The documentation largely works. We’ve uncovered a few inconsistencies here and there, but using Sphinx and a shared convention of docstrings for every public method has kept the documentation correct and comprehensive. By and large, the folks working on the Salesforce application have been able to use it to answer most of their questions about what the API can do. This is a significant discovery as we strive to make the documentation as clear and as helpful as possible. This is something we’ve come to appreciate about projects like Django and Flask, and while we might not emulate them exactly, we’re looking to share the same spirit. We have some work to do with regards to sample client code, more examples of typical workflows and what kinds of things might go wrong or be confusing. We are also working on ways to keep the published documentation more in sync with the auto-generated documentation.

Where’s the beef?

So, what are we building?
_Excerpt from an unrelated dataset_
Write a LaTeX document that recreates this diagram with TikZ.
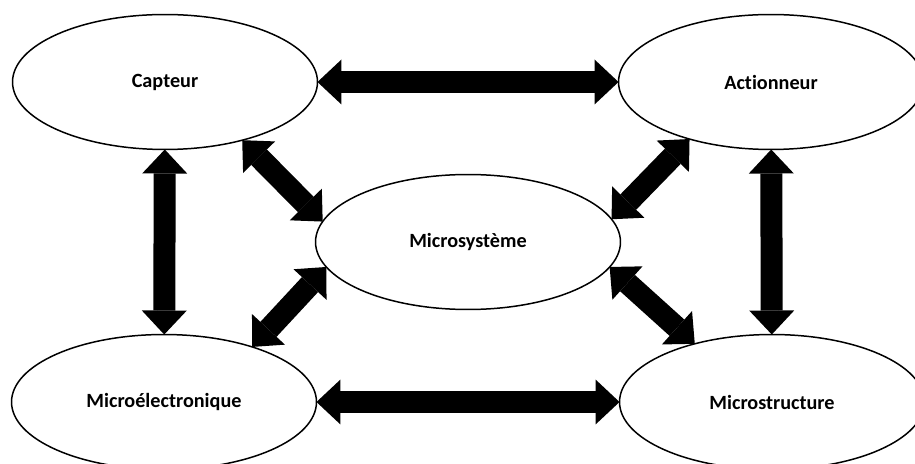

If you’ve read this far, you’re probably interested to know what exactly our Salesforce integration will do.

Here’s a quick overview:

After installing the Emma application from the AppExchange, the user will provide their Emma API credentials and verify those details. To start, there will be a quick wizard type of process to perform an initial sync of the groups and members from Emma which you might wish to pull into Salesforce. You can also create new Emma groups using the results of reports you’ve generated in Salesforce. After that, any time you make updates in either system, those changes will be mirrored in the other system.

As for response data, the opens, clicks and shares that Emma tracks will be automatically updated in Salesforce for every member that has been synced with Emma. There are a few places it will be visible, but the most obvious will be in the Contact History section of each contact’s record. You’ll be able to use this Emma response data in reports and dashboards just as you would any other piece of data in Salesforce. We hope that after the initial sync and with the exception of creating new groups from reports, you won’t really have to worry about the Emma sync-up. You’ll just be able to use the response data generated by your Emma mailings and know that all your member data is synced between the systems. Like they say on those infomercials, “Set it and forget it.”